After spending sixteen hours in the car cramped in the back seat between my two little brothers, my grandparents say they want us to drive another three hours in the car to visit their lake house. My parents can’t say no, and being an eight year old kid there isn’t much I can do. And that was how I arrived at a lake in Wisconsin to have the most tortuous weekend of my young life.
This lake house is situated approximately in the middle of nowhere. When my grandma opens the door to the wretched house a wave of putrid, musty air wafts out; it suffocates me like a giant dusty, moth eaten blanket. She leads us into the kitchen which is smeared in blood like a scene from a horror movie. “Oh, don’t mind the blood,” she says with a smile, “it’s just from the fish we gutted last time we were here.” I hate fish, especially dead fish; it would have been naïve for me to think there wouldn’t be any dead fish at a lake, but walking into a house where the first thing I see is rotten fish guts smeared on the wall certainly wasn’t what I was expecting.
She leads us to a bedroom which is to be shared by my mom and dad, my two little brothers, and me. The sheets are dug up from some random closet and placed on the two small beds in the room without being washed. They are caked in dust and grime which keeps my two little brothers, who I have to share a bed with, up and sneezing all night. On top of that I am pretty sure that there are bugs in the mattress, because I can feel them crawl on top of me as I attempt to sleep.
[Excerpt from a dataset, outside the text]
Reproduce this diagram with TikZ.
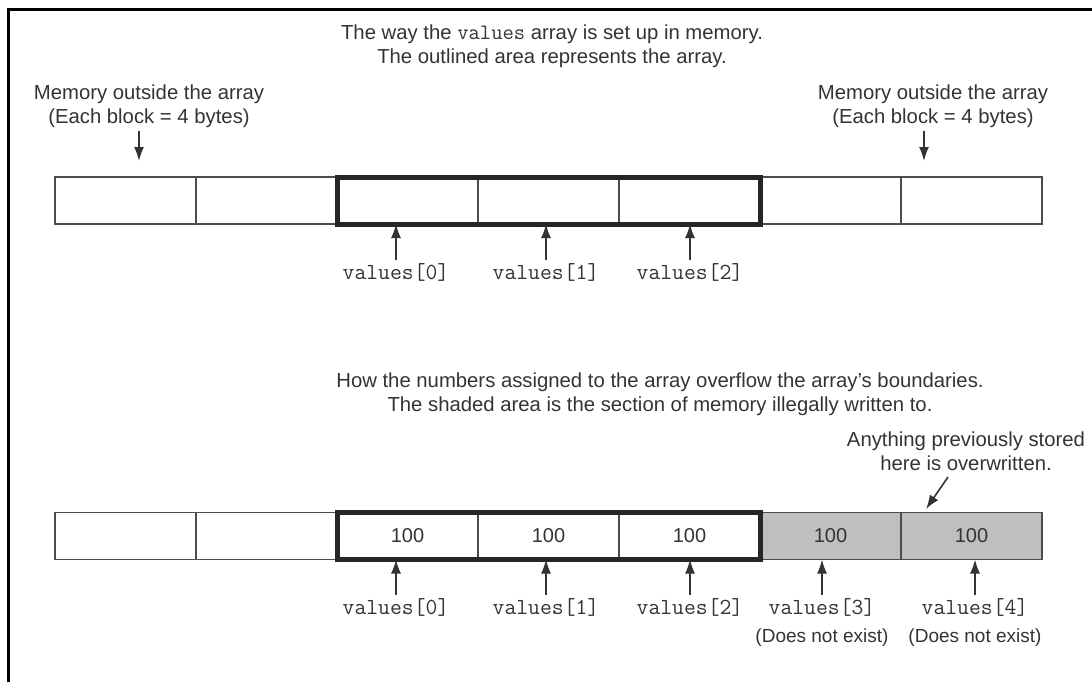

I wake up the next morning still groggy from the nineteen hour car trip the day before and the lack of sleep I had that night. My grandpa asks if I would like to go fishing with everybody; being trapped on a boat with buckets of dead and dying fish is not my idea of fun, but it’s not like I can say no. I can’t swim so I am forced to wear a toddler size life jacket that I can barely move in, I am pretty sure it is cutting off the circulation in my arms. I follow everybody outside and spot my cousin sitting on the back step playing with something in a bucket. I go over and ask what he’s up to. “I putted da fishies to sleep,” he exclaims while holding up fistfuls of flattened and flopping fish. I look at the ground and find squished fish carcasses all around me. I back away slowly, trying to not to step on any of the “sleeping” fish.
On my way back my grandpa calls me over, “Hey! Want to see something?” I walk over excitedly, I don’t know what I expect to see, but it isn’t this. He lifts back the thick metal lid from a hole in the ground. The scent of hot rotting fish floats up. I almost vomit as my grandpa points into the hole full of huge, rotten fish corpses. “Hmm,” he says, “I guess we forgot to feed them.”
Finally, we board the motor boat. It is my grandpa’s pride and joy, and is way too small to fit eleven people on. We are all sitting, cramped like sardines, on this boat, when my cousin starts to throw a fit. He is climbing over people and flailing around, he stumbles into my lap, arms and legs flying crazily around my face. A razor blade-like finger nail catches on my cheek, his pulls his nail out taking a chunk of my flesh with it. Blood is pouring from my face and everyone, but my mom, is laughing. My mom holds a towel to my face to stop the bleeding, but the fishing trip continues.
Luckily the fish weren’t biting, and the fishing trip is cut short. We arrive back at the lake house where lunch consists of stale fish shaped crackers and sandwiches made from a roast chicken that had been in the back of the fridge. My mom bandages up my cheek, which bears a scar to this day. As I attempt to fall asleep that night, I am comforted by knowing that we are leaving in the morning.